Return precisely the span of lines from the top of the material below to the line containing "24, -1), zorder=0)", both included. Pictures are excluded.

## begin SUPPLIED DATA

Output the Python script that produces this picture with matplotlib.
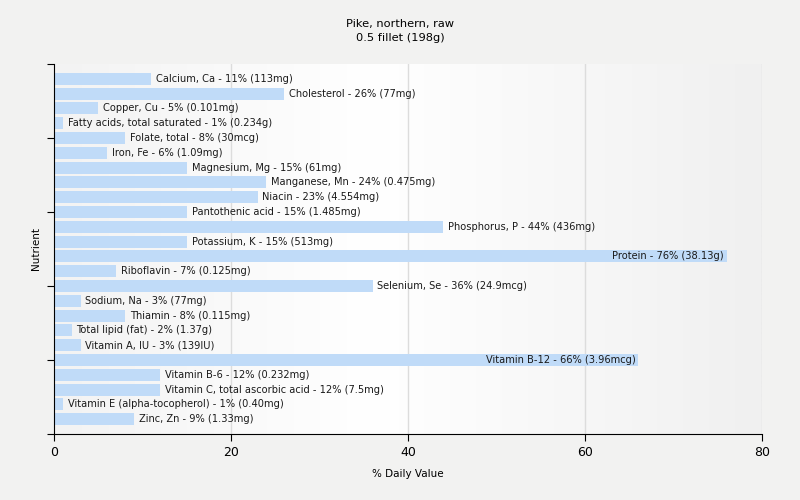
import numpy as np
import matplotlib
matplotlib.use("Agg")
import matplotlib.pyplot as plt
from matplotlib.colors import LinearSegmentedColormap

title = "Pike, northern, raw\n0.5 fillet (198g)"
nutrients = ["Calcium, Ca", "Cholesterol", "Copper, Cu", "Fatty acids, total saturated",
             "Folate, total", "Iron, Fe", "Magnesium, Mg", "Manganese, Mn", "Niacin",
             "Pantothenic acid", "Phosphorus, P", "Potassium, K", "Protein", "Riboflavin",
             "Selenium, Se", "Sodium, Na", "Thiamin", "Total lipid (fat)", "Vitamin A, IU",
             "Vitamin B-12", "Vitamin B-6", "Vitamin C, total ascorbic acid",
             "Vitamin E (alpha-tocopherol)", "Zinc, Zn"]
percents = [11, 26, 5, 1, 8, 6, 15, 24, 23, 15, 44, 15, 76, 7, 36, 3, 8, 2, 3, 66, 12, 12, 1, 9]
amounts = ["113mg", "77mg", "0.101mg", "0.234g", "30mcg", "1.09mg", "61mg", "0.475mg",
           "4.554mg", "1.485mg", "436mg", "513mg", "38.13g", "0.125mg", "24.9mcg", "77mg",
           "0.115mg", "1.37g", "139IU", "3.96mcg", "0.232mg", "7.5mg", "0.40mg", "1.33mg"]
xticks = [0, 20, 40, 60, 80]

fig = plt.figure(figsize=(8, 5), dpi=100, facecolor="#f2f2f1")
ax = fig.add_axes([54/800, 1-434/500, (762-54)/800, (434-64)/500])
ax.set_facecolor("#f2f2f1")

# background gradient
cmap = LinearSegmentedColormap.from_list("bg", [(0, "#f3f3f3"), (0.45, "#ffffff"), (1, "#f0f0f0")])
grad = np.linspace(0, 1, 256).reshape(1, -1)
ax.imshow(grad, cmap=cmap, aspect="auto", extent=(0, 80, 24, -1), zorder=0)

y = np.arange(len(nutrients))
ax.barh(y, percents, height=0.8, color="#c0dbf8", zorder=2)

for yi, p, n, a in zip(y, percents, nutrients, amounts):
    label = f"{n} - {p}% ({a})"
    if p > 50:
        ax.annotate(label, (p, yi), xytext=(-2, 0), textcoords="offset points",
                    ha="right", va="center", fontsize=7.1, color="#1a1a1a", zorder=3)
    else:
        ax.annotate(label, (p, yi), xytext=(3.5, 0), textcoords="offset points",
                    ha="left", va="center", fontsize=7.1, color="#1a1a1a", zorder=3)

ax.set_xlim(0, 80)
ax.set_ylim(24, -1)
ax.set_xticks(xticks)
ax.set_yticks([-1, 4, 9, 14, 19, 24])
ax.set_yticklabels([])
ax.tick_params(axis="x", labelsize=9, length=5, color="black")
ax.tick_params(axis="y", length=5, color="black")
for xt in xticks[1:]:
    ax.axvline(xt, color="#dcdcdc", lw=1, zorder=1)
ax.spines["top"].set_visible(False)
ax.spines["right"].set_visible(False)
ax.set_xlabel("% Daily Value", fontsize=7.5, labelpad=7)
ax.set_ylabel("Nutrient", fontsize=7.5)
ax.yaxis.set_label_coords((41 - 54) / 708, 0.5)
fig.text(0.5, 1-31/500, title, ha="center", va="center", fontsize=8.2, linespacing=1.6)

fig.savefig("out.png", dpi=100, facecolor=fig.get_facecolor())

## end SUPPLIED DATA

> _SOLUTION FOR THIS PROBLEM_:
Output the Python script that produces this picture with matplotlib.
import numpy as np
import matplotlib
matplotlib.use("Agg")
import matplotlib.pyplot as plt
from matplotlib.colors import LinearSegmentedColormap

title = "Pike, northern, raw\n0.5 fillet (198g)"
nutrients = ["Calcium, Ca", "Cholesterol", "Copper, Cu", "Fatty acids, total saturated",
             "Folate, total", "Iron, Fe", "Magnesium, Mg", "Manganese, Mn", "Niacin",
             "Pantothenic acid", "Phosphorus, P", "Potassium, K", "Protein", "Riboflavin",
             "Selenium, Se", "Sodium, Na", "Thiamin", "Total lipid (fat)", "Vitamin A, IU",
             "Vitamin B-12", "Vitamin B-6", "Vitamin C, total ascorbic acid",
             "Vitamin E (alpha-tocopherol)", "Zinc, Zn"]
percents = [11, 26, 5, 1, 8, 6, 15, 24, 23, 15, 44, 15, 76, 7, 36, 3, 8, 2, 3, 66, 12, 12, 1, 9]
amounts = ["113mg", "77mg", "0.101mg", "0.234g", "30mcg", "1.09mg", "61mg", "0.475mg",
           "4.554mg", "1.485mg", "436mg", "513mg", "38.13g", "0.125mg", "24.9mcg", "77mg",
           "0.115mg", "1.37g", "139IU", "3.96mcg", "0.232mg", "7.5mg", "0.40mg", "1.33mg"]
xticks = [0, 20, 40, 60, 80]

fig = plt.figure(figsize=(8, 5), dpi=100, facecolor="#f2f2f1")
ax = fig.add_axes([54/800, 1-434/500, (762-54)/800, (434-64)/500])
ax.set_facecolor("#f2f2f1")

# background gradient
cmap = LinearSegmentedColormap.from_list("bg", [(0, "#f3f3f3"), (0.45, "#ffffff"), (1, "#f0f0f0")])
grad = np.linspace(0, 1, 256).reshape(1, -1)
ax.imshow(grad, cmap=cmap, aspect="auto", extent=(0, 80, 24, -1), zorder=0)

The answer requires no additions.